What Drives Her: Kelly Webb Roberts, President of Webb Auto Group.
Growing up, Kelly Webb Roberts always had nice cars.
When you grow up with your dad owning a dealership, you tend to drive new cars. But Kelly drove “REALLY nice cars in college: the Ford Thunderbird, a Chevy Blazer in winter, and a number of Corvettes. “When I was in college I made good grades and was awarded some scholarships,” Kelly said. While she was worrying about her grades, Dad took care of transportation by making sure she drove great cars. “In hindsight, it was kind of ridiculous,” she said.
But after she graduated, Kelly decided not to follow her dad into the family business at the Webb group of auto dealerships, and the flow of new cars stopped.
Was her dad disappointed? Well, he “quit supplying me with nice cars while I was working with accounting firms,” and she had to buy her own car, not nearly as nice as the fully loaded models she was used to. “He never pressured me to join the family business, but he sent a pretty clear message,” she laughs.
As it turns out, not going to work for her dad was a good thing. Kelly graduated Cum Laude with a bachelors of business administration in accounting and finance from St. Mary’s College in Notre Dame. She went on to earn her Master’s degree in accounting from Loyola University Chicago before working for accounting firms specializing in auto dealerships, where she did a lot of work with publicly traded companies. “I’m grateful that I got to work with publicly traded groups. It helped me see their processes and businesses,” says Kelly.
The Perfect Time to Join the Family Business: Right Before the Recession
Ultimately, Kelly decided to join the family business as the third generation of management; she joined in 2006 – right before the Great Recession.
“I came into the business at a time when it was challenging, but I think that made me more disciplined,” she recalls. “I took over a store that needed attention. It was a store where no family member was working. And when it’s your own store, you care a little more.”
Kelly was charged with getting the store on the right path just as the economy was backsliding. “It was a scary time and we didn’t know if we would succeed.” But she was armed with the right stuff: a dedication to the family business and insight into other auto dealerships as well.

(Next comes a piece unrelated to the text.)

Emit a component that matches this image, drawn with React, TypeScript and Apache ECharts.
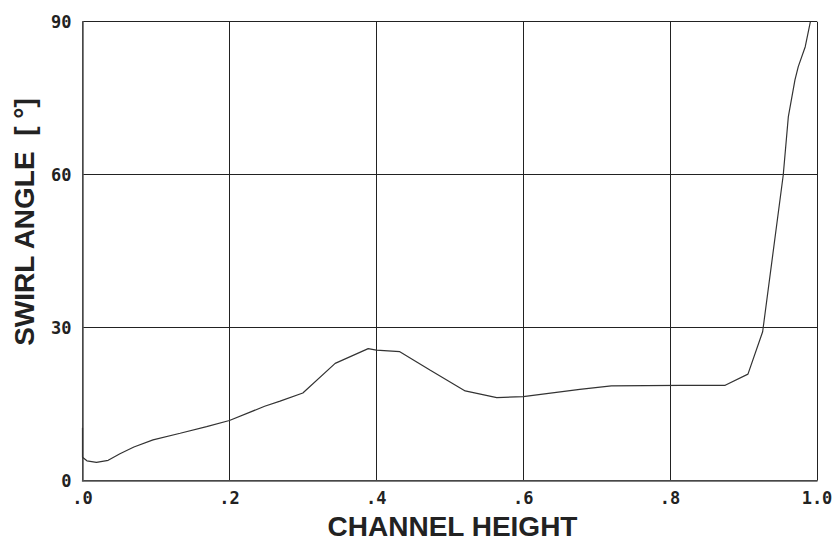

But more help was needed; her sister and brother joined the business, and Kelly also asked her husband, whom she had met in her public accounting days, to join the company, too. “I told him I needed his help, I needed someone I could trust.”
Under Kelly’s leadership, the company has experienced fueled growth and today it’s thriving, with several new acquisitions in the last few years.
Changing the Automotive Business From the Inside Out
A native of Northwest Indiana, Kelly is the president of the Webb Auto Group and co-owner of Webb Chevrolet Plainfield and Oak Lawn, Webb Hyundai in Highland, Indiana, and Webb Hyundai Mitsubishi in Merrillville, Indiana. She was elected to the Chicago Automobile Trade Association (CATA) board of directors last year.
Growing the family business means constantly seeking to improve it—especially as it pertains to women, both her customers and her employees. Kelly is continually seeking ways to help Webb employees obtain the life and work balance we all need.
Looking at the business from a woman’s perspective and from a mom’s perspective, Kelly often sees things and thinks, “well, this has to be done differently.” As a result, she has implemented changes over the years to streamline operations and improve the customer experience. “I’m looking more at what makes our employees happy—what makes things easier for them.” Because if they are happy, they’ll make customers happy, too.
“For my first 5 to 7 years we were in growth mode and I was just trying to get my arms around everything,” says Kelly. “Now one big initiative is the focus on changing the traditional structure of sales. The traditional sales structure requires sales people to work from bell to bell and every Saturday. That’s a difficult schedule for mothers,” says Kelly. “I’m looking at ways to make this better, not just for women but for all sales people.”
What’s it Like Working For Dad?
Kelly’s dad still works at Webb Ford in Highland, Indiana. His dad and uncle were also in the business and mentored him when he was starting out. So “I thought I would have a lot more oversight, but Dad doesn’t micro-manage,” says Kelly. “He allows me to make my own mistakes which is the best way for me to learn.”
But she seeks out his advice and coaching; they have daily phone calls at 10:00am to keep up with what’s going on. She feels very lucky to be able to work independently within the company, too.
“People often ask how I can work with so many family members,” she says. “But it’s not like we’re sitting next to each other in cubicles all day. We all have our responsibilities and we make it work.”
Shaping the Fourth Generation of Webb Auto Group?
Kelly’s first car was a 1998 Mustang Convertible, and as it turned out, a great thing: the Mustang and the cars that followed helped her develop a love for cars and the family business. It’s a love that she hopes to pass on to her two daughters, ages 7 and 4, who help her to see the true needs of the dealership and its employees.
Helping her daughters find a sense of balance–and appreciation for their accomplishments– is important to Kelly, but she knows they have to discover it on their own. “When my two daughters are old enough to drive, they’ll be driving something more reasonable [than she did] and pay for their own leases.”
Spoken like a sensible mom, and a sensible leader.